Quatro pequenos quartos ambientados segundo as diferentes camadas sociais da época — nobreza, guerreiros, servos e escravos — ilustram que, apesar das diferenças econômicas, "todos praticavam sexo com assiduidade".

"Na época, se uma escrava conseguia fornecer suficiente prazer ao seu senhor podia elevar seu status e obter uma maior liberdade", relatou o curador.

Até 1935 as leis da Tailândia reconheciam a poligamia, embora esse fosse um direito reservado apenas para o homem.

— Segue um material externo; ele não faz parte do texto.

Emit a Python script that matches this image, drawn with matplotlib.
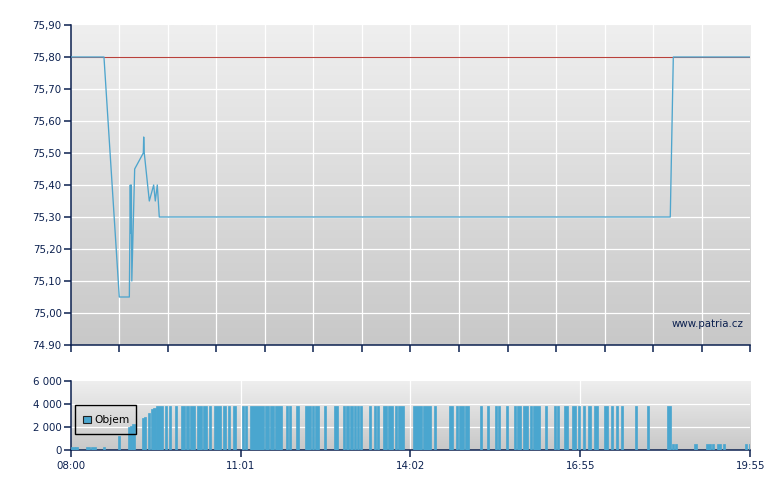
import numpy as np
import matplotlib
matplotlib.use("Agg")
import matplotlib.pyplot as plt
from matplotlib.patches import Rectangle
from matplotlib.colors import LinearSegmentedColormap

# ---------------- data ----------------
# time in minutes after 08:00 (axis spans 08:00 .. 19:55 = 715 min)
price_t = [0, 35.0, 51.1, 61.7, 62.7, 63.2, 63.8, 64.3, 67.3, 76.4, 76.8, 77.4,
           82.7, 87.3, 89.0, 91.1, 93.2, 630.8, 634.0, 715]
price_v = [75.80, 75.80, 75.05, 75.05, 75.40, 75.25, 75.40, 75.10, 75.45, 75.50,
           75.55, 75.50, 75.35, 75.40, 75.35, 75.40, 75.30, 75.30, 75.80, 75.80]
prev_close = 75.80

vol_start = [0, 5, 16, 21, 34, 50, 60, 62, 65, 75, 77, 81, 85, 87,
             90, 99, 103, 110, 116, 121, 125.5, 133, 139, 145.5, 151, 160, 165, 170.4,
             180, 183.4, 188.6, 204.4, 209.7, 215, 226.5, 229.7, 237, 246.5, 253.8, 256.9,
             266.5, 277, 286.5, 289.7, 293.9, 298, 301.2, 304.4, 313.8, 319, 322.3, 328.6,
             333.8, 341.2, 344.4, 360, 370.7, 382.3, 398, 405.4, 408.5, 414.8, 430.6, 438,
             446.4, 449.5, 458, 466.4, 469.6, 475.9, 483.2, 486.4, 499, 508.5, 511.7, 519,
             527.4, 533.7, 539, 544.2, 550.5, 561, 568.4, 573.7, 579, 593.6, 606.3, 627.3,
             632.5, 635.7, 655.7, 668.3, 674.6, 679.9, 686.2, 709.3, 713.5]
vol_end = [4, 7.4, 20.3, 26.3, 36, 52, 62, 64.5, 67.3, 77, 79, 83.4, 87.5, 90,
           97.4, 101, 106, 112, 120, 124, 131, 138, 143, 147.6, 158, 163, 168, 173.8,
           182.3, 185.5, 203.4, 208.6, 213.9, 222.3, 229, 231.8, 240, 252.8, 255.9, 261,
           268.6, 281.2, 288.6, 292.8, 297, 300.2, 303.3, 306.5, 316, 321.2, 324.4, 332.8,
           339, 343.3, 350.7, 369.6, 379, 384.4, 402, 407.5, 413.7, 419, 432.7, 440,
           448.5, 451.6, 460, 468.5, 473.8, 481.2, 485.3, 493.7, 501, 510.6, 513.8, 523.3,
           531.6, 535.8, 541, 547.4, 554.7, 565.2, 570.5, 575.8, 581, 595.7, 608.4, 631.5,
           634.6, 637.8, 658.8, 673.5, 676.7, 684.1, 688.3, 711.4, 715]
vol_value = [300, 300, 300, 300, 300, 1200, 2000, 2100, 2300, 2800, 2900, 3200, 3550, 3680] + \
            [3800] * 74 + [550] * 9

price_ticks = [74.9, 75.0, 75.1, 75.2, 75.3, 75.4, 75.5, 75.6, 75.7, 75.8, 75.9]
price_labels = ["74.90", "75,00", "75,10", "75,20", "75,30", "75,40", "75,50",
                "75,60", "75,70", "75,80", "75,90"]
vol_ticks = [0, 2000, 4000, 6000]
vol_labels = ["0", "2 000", "4 000", "6 000"]
time_labels = ["08:00", "11:01", "14:02", "16:55", "19:55"]
legend_label = "Objem"
watermark = "www.patria.cz"

# ---------------- style ----------------
NAVY = "#0c2150"
BLUE = "#4aa6cf"
LINE_BLUE = "#4ea5cd"
RED = "#b8403a"
plt.rcParams["font.family"] = ["DejaVu Sans"]
FS = 7.4

fig = plt.figure(figsize=(7.8, 4.9), dpi=100)
W, H = 780, 490
L, R = 70.7, 750.3

def axes_px(x0, x1, ytop, ybot):
    return fig.add_axes([x0 / W, 1 - ybot / H, (x1 - x0) / W, (ybot - ytop) / H])

ax = axes_px(L, R, 25, 345)
axv = axes_px(L, R, 381, 450.3)

grad = np.linspace(0, 1, 256).reshape(-1, 1)
cmap = LinearSegmentedColormap.from_list("bg", ["#efefef", "#c8c8c8"])
for a in (ax, axv):
    a.imshow(grad, cmap=cmap, aspect="auto", extent=[0, 1, 0, 1],
             transform=a.transAxes, zorder=0, interpolation="bilinear")
    for s in ("top", "right"):
        a.spines[s].set_visible(False)
    for s in ("left", "bottom"):
        a.spines[s].set_color(NAVY)
        a.spines[s].set_linewidth(1.1)
    a.tick_params(colors=NAVY, labelcolor=NAVY, labelsize=FS, direction="out",
                  length=5, width=1.1, pad=1.5)
    a.set_xlim(0, 715)

# main chart
ax.set_ylim(74.9, 75.9)
ax.set_yticks(price_ticks)
ax.set_yticklabels(price_labels)
ax.set_xticks(np.linspace(0, 715, 15))
ax.set_xticklabels([])
for y in price_ticks[1:-1]:
    ax.axhline(y, color="white", lw=0.9, zorder=1)
for x in np.linspace(0, 715, 15)[1:-1]:
    ax.axvline(x, color="white", lw=0.9, zorder=1)
ax.axhline(prev_close, color=RED, lw=0.8, zorder=2)
ax.plot(price_t, price_v, color=LINE_BLUE, lw=0.95, zorder=3)
ax.text(0.9897, 0.066, watermark, transform=ax.transAxes, ha="right", va="center",
        color=NAVY, fontsize=FS, zorder=4)

# volume chart
axv.set_ylim(0, 6000)
axv.set_yticks(vol_ticks)
axv.set_yticklabels(vol_labels)
vt = np.linspace(0, 715, 5)
axv.set_xticks(vt)
axv.set_xticklabels(time_labels)
axv.tick_params(axis="x", pad=3)
for y in vol_ticks[1:3]:
    axv.axhline(y, color="white", lw=0.9, zorder=1)
for x in vt[1:-1]:
    axv.axvline(x, color="white", lw=0.9, zorder=1)
vs = np.array(vol_start)
ve = np.array(vol_end)
axv.bar(vs, np.array(vol_value), width=ve - vs, align="edge", color=BLUE,
        edgecolor=BLUE, linewidth=0.5, zorder=3)

# legend box
axv.add_patch(Rectangle((0.0063, 0.2395), 0.0893, 0.4142, transform=axv.transAxes,
                        fill=False, edgecolor="black", lw=1.0, zorder=5))
axv.add_patch(Rectangle((0.0176, 0.40), 0.0118, 0.10, transform=axv.transAxes,
                        facecolor=BLUE, edgecolor="#222222", lw=0.8, zorder=6))
axv.text(0.0348, 0.44, legend_label, transform=axv.transAxes, ha="left", va="center",
         color="black", fontsize=FS + 0.3, zorder=6)

fig.savefig("out.png", dpi=100)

Um dos retábulos estampa episódios do clássico literário tailandês "Khun Chang, Khun Phaen" (1872) que relata o triângulo amoroso entre dois homens e uma jovem que termina sendo executada por não optar por um de seus amantes, o que — segundo Uthaiphun — evidencia o estigma da "promiscuidade" da mulher.

Nas obras de arte erótica não falta o humor, uma das caraterísticas do erotismo de Sião — de acordo com o proprietário —, com cenas de animais roubando os apaixonados ou a aparição de crianças como se fossem querubins e que ajudam os fatigados adultos no ato carnal.

Apesar de a homossexualidade e o bestialismo já estarem censurados na época, provas pictóricas demonstram que parte da população era praticante.

Segundo dados do museu, cerca de 100 pessoas visitam o lugar a cada mês, na sua maioria mulheres estrangeiras procedentes de Estados Unidos, Austrália e Hong Kong, após pagarem o equivalente a US$ 16 pela entrada.

Entre os planos do museu está a restauração de algumas pinturas atacadas pelo mofo e pela sujeira; e no médio prazo estabelecer uma nova sala na cidade litorânea de Pattaya, conhecida por ser enclave principal da rota do turismo sexual no país.

Apesar de ter caído no esquecimento, a arte erótica de Sião ainda conserva um sopro de esperança.

"Os artistas de antes trabalhavam para a comunidade, por isso não há grandes nomes e um estilo praticamente unificado (...) Na atualidade há uma série de artistas do norte do país que tenta recuperar nas suas obras a temática erótica clássica", destacou o colecionador.